Die von Uber und anderen Anbietern wie Bolt vermittelten Taxis wären voraussichtlich nicht von der geplanten Regelung des Kreisverwaltungsreferats betroffen. Was die Mindestbeförderungsentgelte für Mietwagen angeht, so bestünden erhebliche Zweifel an der Zulässigkeit der Einführung, sagt der Uber-Sprecher. Der Europäische Gerichtshofs habe im Juni 2023 festgestellt, dass rein wirtschaftliche Motive der Taxiunternehmer keine zwingenden Gründe des Allgemeininteresses darstellten und eine Regelung, die Mietwagenunternehmer in ihrer Niederlassungs- und Berufsfreiheit beschränkt, daher nicht rechtfertigen könnten.

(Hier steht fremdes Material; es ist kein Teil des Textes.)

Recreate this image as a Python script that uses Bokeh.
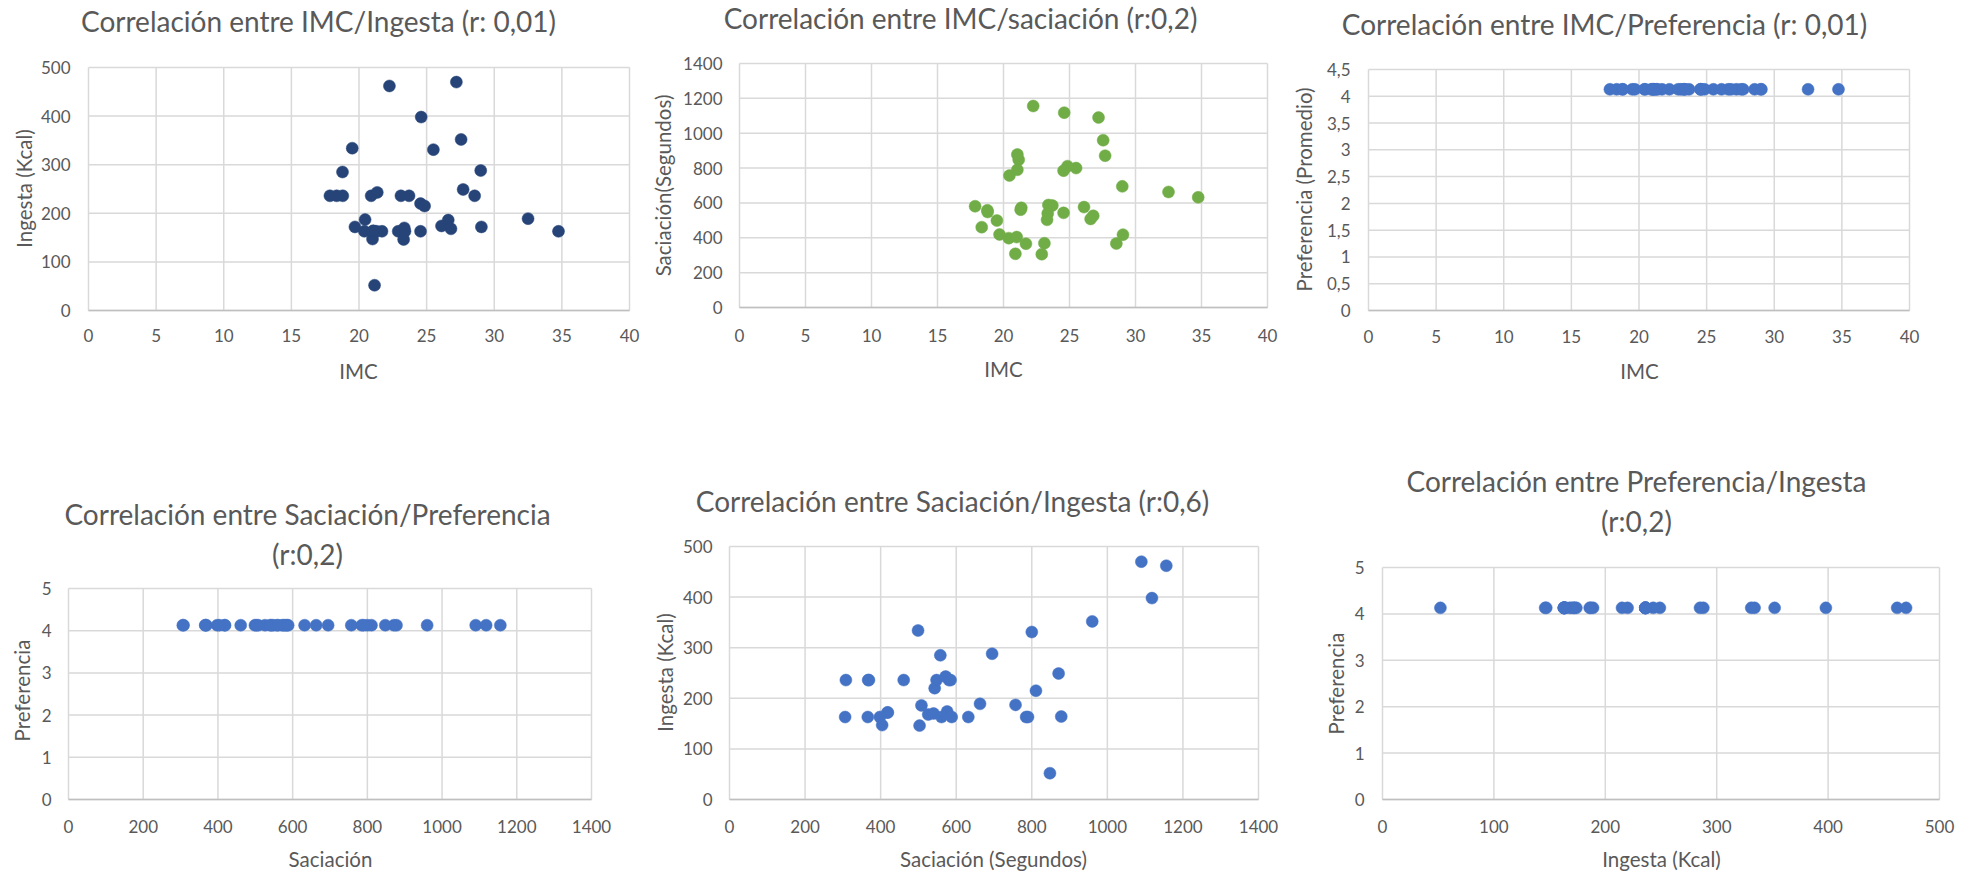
import math
from bokeh.plotting import figure
from bokeh.models import Range1d
from bokeh.layouts import column, row
from bokeh.core.properties import value
from bokeh.embed import file_html
from bokeh.resources import INLINE

# ---------------- data (one entry per participant) ----------------
imc = [22.25, 27.2, 24.6, 27.55, 19.5, 25.5, 29.0, 18.78, 21.15, 34.75,
       32.5, 27.7, 28.55, 29.05, 20.45, 26.6, 26.1, 26.8, 24.55, 24.85,
       24.55, 17.85, 18.35, 18.8, 20.9, 21.35, 23.1, 23.7, 22.9, 21.7,
       19.7, 20.4, 21.0, 23.3, 23.35, 21.3, 21.05, 21.05, 23.4]
ingesta = [462, 470, 398, 352, 334, 331, 288, 285, 52, 163,
           189, 249, 236, 172, 187, 186, 174, 168, 220, 215,
           163, 236, 236, 236, 236, 243, 236, 236, 163, 163,
           172, 163, 147, 146, 170, 163, 164, 163, 163]
saciacion = [1156, 1090, 1118, 960, 499, 800, 695, 558, 848, 632,
             663, 871, 367, 418, 757, 508, 576, 526, 543, 811,
             785, 581, 461, 548, 308, 572, 369, 585, 306, 366,
             419, 398, 404, 503, 540, 561, 878, 790, 588]
preferencia = [4.13, 4.13, 4.13, 4.13, 4.13, 4.13, 4.13, 4.13, 4.13, 4.13,
               4.13, 4.13, 4.13, 4.13, 4.13, 4.13, 4.13, 4.13, 4.13, 4.13,
               4.13, 4.13, 4.13, 4.13, 4.13, 4.13, 4.13, 4.13, 4.13, 4.13,
               4.13, 4.13, 4.13, 4.13, 4.13, 4.13, 4.13, 4.13, 4.13]

ticks_imc = [0, 5, 10, 15, 20, 25, 30, 35, 40]
ticks_ing = [0, 100, 200, 300, 400, 500]
ticks_sac = [0, 200, 400, 600, 800, 1000, 1200, 1400]
ticks_pref5 = [0, 1, 2, 3, 4, 5]
ticks_pref45 = [0, 0.5, 1, 1.5, 2, 2.5, 3, 3.5, 4, 4.5]
labels_pref45 = ["0", "0,5", "1", "1,5", "2", "2,5", "3", "3,5", "4", "4,5"]

FONT = "Lato"
GREY = "#595959"
GRID = "#D9D9D9"
AXIS = "#BFBFBF"
TITLE_SIZE = "28px"
TICK_SIZE = "17px"
AXT_SIZE = "20.5px"

DARK = "#264478"
GREEN = "#70AD47"
BLUE = "#4472C4"


class Chart:
    """A figure whose frame is its whole canvas; the plot area is placed
    inside it so that every text stays inside the frame."""

    def __init__(self, box, area, xr, yr):
        bx0, bx1, by0, by1 = box
        L, R, T, B = area
        self.L, self.B = L, B
        self.xr, self.yr = xr, yr
        self.ux = (xr[1] - xr[0]) / (R - L)
        self.uy = (yr[1] - yr[0]) / (B - T)
        p = figure(width=bx1 - bx0, height=by1 - by0,
                   x_range=Range1d(xr[0] - (L - bx0) * self.ux, xr[1] + (bx1 - R) * self.ux),
                   y_range=Range1d(yr[0] - (by1 - B) * self.uy, yr[1] + (T - by0) * self.uy),
                   x_axis_location=None, y_axis_location=None,
                   min_border=0, min_border_left=0, min_border_right=0,
                   min_border_top=0, min_border_bottom=0,
                   output_backend="svg", toolbar_location=None, tools="")
        p.outline_line_color = None
        p.background_fill_color = "white"
        p.border_fill_color = "white"
        for g in p.grid:
            g.visible = False
            g.grid_line_color = None
        self.p = p

    def data(self, px, py):
        return (self.xr[0] + (px - self.L) * self.ux,
                self.yr[0] + (self.B - py) * self.uy)

    def grid(self, xticks, yticks):
        x0, x1 = self.xr
        y0, y1 = self.yr
        self.p.segment(x0=xticks, y0=[y0] * len(xticks), x1=xticks, y1=[y1] * len(xticks),
                       line_color=GRID, line_width=1.5)
        self.p.segment(x0=[x0] * len(yticks), y0=yticks, x1=[x1] * len(yticks), y1=yticks,
                       line_color=GRID, line_width=1.5)
        self.p.segment(x0=[x0], y0=[y0], x1=[x1], y1=[y0], line_color=AXIS, line_width=1.5)

    def ticklabels(self, xticks, xlabels, x_py, yticks, ylabels, y_gap):
        tick_y = self.data(0, x_py)[1]
        self.p.text(x=xticks, y=[tick_y] * len(xticks), text=xlabels,
                    text_align="center", text_baseline="middle",
                    text_font=value(FONT), text_font_size=value(TICK_SIZE),
                    text_color=GREY)
        self.p.text(x=[self.xr[0]] * len(yticks), y=yticks, text=ylabels,
                    x_offset=-y_gap, text_align="right", text_baseline="middle",
                    text_font=value(FONT), text_font_size=value(TICK_SIZE),
                    text_color=GREY)

    def label(self, px, py, text, size, vertical=False):
        xd, yd = self.data(px, py)
        self.p.text(x=[xd], y=[yd], text=[text], angle=math.pi / 2 if vertical else 0,
                    text_align="center", text_baseline="middle",
                    text_font=value(FONT), text_font_size=value(size),
                    text_color=GREY)

    def points(self, xs, ys, color):
        self.p.scatter(xs, ys, size=12, fill_color=color, line_color=color, line_width=0.5)


def fmt(ticks):
    return [str(t) for t in ticks]


# ---------------- top row ----------------
c1 = Chart((0, 645, 0, 440), (88, 629, 67, 310), (0, 40), (0, 500))
c1.grid(ticks_imc, ticks_ing)
c1.ticklabels(ticks_imc, fmt(ticks_imc), 335, ticks_ing, fmt(ticks_ing), 18)
c1.points(imc, ingesta, DARK)
c1.label(318, 20, "Correlación entre IMC/Ingesta (r: 0,01)", TITLE_SIZE)
c1.label(23, 188, "Ingesta (Kcal)", AXT_SIZE, True)
c1.label(358, 370, "IMC", AXT_SIZE)

c2 = Chart((645, 1290, 0, 440), (739, 1267, 63, 307), (0, 40), (0, 1400))
c2.grid(ticks_imc, ticks_sac)
c2.ticklabels(ticks_imc, fmt(ticks_imc), 335, ticks_sac, fmt(ticks_sac), 17)
c2.points(imc, saciacion, GREEN)
c2.label(960, 17, "Correlación entre IMC/saciación (r:0,2)", TITLE_SIZE)
c2.label(662, 185, "Saciación(Segundos)", AXT_SIZE, True)
c2.label(1003, 368, "IMC", AXT_SIZE)

c3 = Chart((1290, 1974, 0, 440), (1368, 1909, 69, 310), (0, 40), (0, 4.5))
c3.grid(ticks_imc, ticks_pref45)
c3.ticklabels(ticks_imc, fmt(ticks_imc), 336, ticks_pref45, labels_pref45, 18)
c3.points(imc, preferencia, BLUE)
c3.label(1604, 23, "Correlación entre IMC/Preferencia (r: 0,01)", TITLE_SIZE)
c3.label(1303, 189, "Preferencia (Promedio)", AXT_SIZE, True)
c3.label(1639, 370, "IMC", AXT_SIZE)

# ---------------- bottom row ----------------
c4 = Chart((0, 645, 440, 872), (68, 591, 588, 799), (0, 1400), (0, 5))
c4.grid(ticks_sac, ticks_pref5)
c4.ticklabels(ticks_sac, fmt(ticks_sac), 826, ticks_pref5, fmt(ticks_pref5), 17)
c4.points(saciacion, preferencia, BLUE)
c4.label(307, 513, "Correlación entre Saciación/Preferencia", TITLE_SIZE)
c4.label(307, 553, "(r:0,2)", TITLE_SIZE)
c4.label(21, 690, "Preferencia", AXT_SIZE, True)
c4.label(330, 858, "Saciación", AXT_SIZE)

c5 = Chart((645, 1300, 440, 872), (729, 1258, 546, 799), (0, 1400), (0, 500))
c5.grid(ticks_sac, ticks_ing)
c5.ticklabels(ticks_sac, fmt(ticks_sac), 826, ticks_ing, fmt(ticks_ing), 17)
c5.points(saciacion, ingesta, BLUE)
c5.label(952, 500, "Correlación entre Saciación/Ingesta (r:0,6)", TITLE_SIZE)
c5.label(664, 672, "Ingesta (Kcal)", AXT_SIZE, True)
c5.label(993, 858, "Saciación (Segundos)", AXT_SIZE)

c6 = Chart((1300, 1974, 440, 872), (1382, 1939, 567, 799), (0, 500), (0, 5))
c6.grid(ticks_ing, ticks_pref5)
c6.ticklabels(ticks_ing, fmt(ticks_ing), 826, ticks_pref5, fmt(ticks_pref5), 18)
c6.points(ingesta, preferencia, BLUE)
c6.label(1636, 480, "Correlación entre Preferencia/Ingesta", TITLE_SIZE)
c6.label(1636, 520, "(r:0,2)", TITLE_SIZE)
c6.label(1335, 683, "Preferencia", AXT_SIZE, True)
c6.label(1661, 858, "Ingesta (Kcal)", AXT_SIZE)

layout = column(row(c1.p, c2.p, c3.p), row(c4.p, c5.p, c6.p))
open("out.html", "w").write(file_html(layout, INLINE))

Im November habe zudem das Verwaltungsgericht in Leipzig geurteilt, dass die von der Stadt eingeführten Mindestbeförderungsentgelte rechtswidrig gewesen seien. Was der Sprecher nicht sagt: Das Leipziger Urteil erlaubt es durchaus, dass eine Kommune ein Mindestbeförderungsentgelt festlegt. Dem Gericht waren aber die Mindestpreise zu hoch, sie dürften nicht über dem Taxitarif liegen. Das Gericht hat zudem entschieden, dass eine Stadt Rabatte ausschließen darf, damit der Mindestpreis nicht unterlaufen wird, etwa mit Cash-Back-Aktionen.
Das wäre in München nicht der Fall. Das Mindestentgelt für Mietwagen wäre sogar geringer. Aktuell gelten für Taxis ein Mindestpreis von 5,90 Euro und ein Kilometerpreis von 2,70 Euro.
Was die sozialen Standards angeht, so habe die Einhaltung der Gesetze „oberste Priorität“, sagt der Uber-Sprecher. Firmen, mit denen Uber zusammenarbeite, seien vertraglich verpflichtet, die Sozialstandards wie Mindestlohn einzuhalten. Sei das nicht der Fall, würden Anbieter auch schon mal von der Plattform ausgeschlossen.